While I agree with most of what was being said, i think there are some other variables to be considered here. First of all, I listen to music during periods of time where I am studying, and i think that its safe to assume that good portion of students around the nation do as well. However, I believe that the success of that period of time in which you study depends on the environment that one is studying in. For example, some have talked about how the music helps to ignore the other distractions that are occurring. Well, what if someone is studying in the dead quiets of the library stacks, where there are minimal other distractions, what role will music play in the success of studying then? I think that one of the best ways to move forward in this situation would actually go around and get data on the matter. Asking people questions like what type of environments they study in most, and what type of music they listen to while they study, as well as their successes while listening to music versus not listening to music will help get a better grasp on the topic and get a personal sense of how people respond to music when directly involved in their study habits. http://www.ctl.ua.edu/ctlstudyaids/studyskillsflyers/generaltips/creatingstudyenvironment.htm. This article helps to delve into the noises and distractions that help or hinder a study environment.

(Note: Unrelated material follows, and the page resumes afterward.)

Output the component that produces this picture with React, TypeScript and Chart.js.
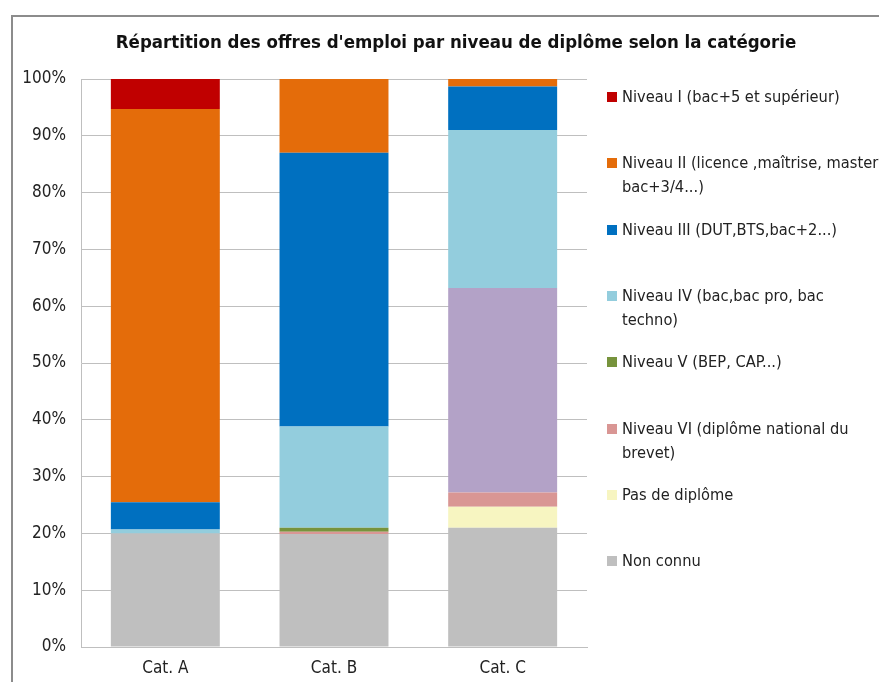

Apart from the music acting as a distraction from other distractions, maybe it's a good idea to listen to music when studying certain subjects. When blogging, I find it extremely difficult to type out my thoughts while listening to a song. I can't seem to get my brain to memorize things with background music playing either. A study conducted at the University of Wales Institute in Cardiff, United Kingdom, revealed findings that the different words or sounds in a song may actually alter our memorization ability (link posted below). Although the study was small, the findings were different than the many studies mentioned above claiming music helps us learn. Until the study is repeated we will not know for sure if memorization is altered while listening to music. This is an interesting subject, but hard to find an answer because of the many confounding variables which go along with the studies conducted: music genres, lyrics or no lyrics, subjects being learned, types of learners, brain function, age, etc. Is there a way to control all of these variables in one study to produce a confident answer?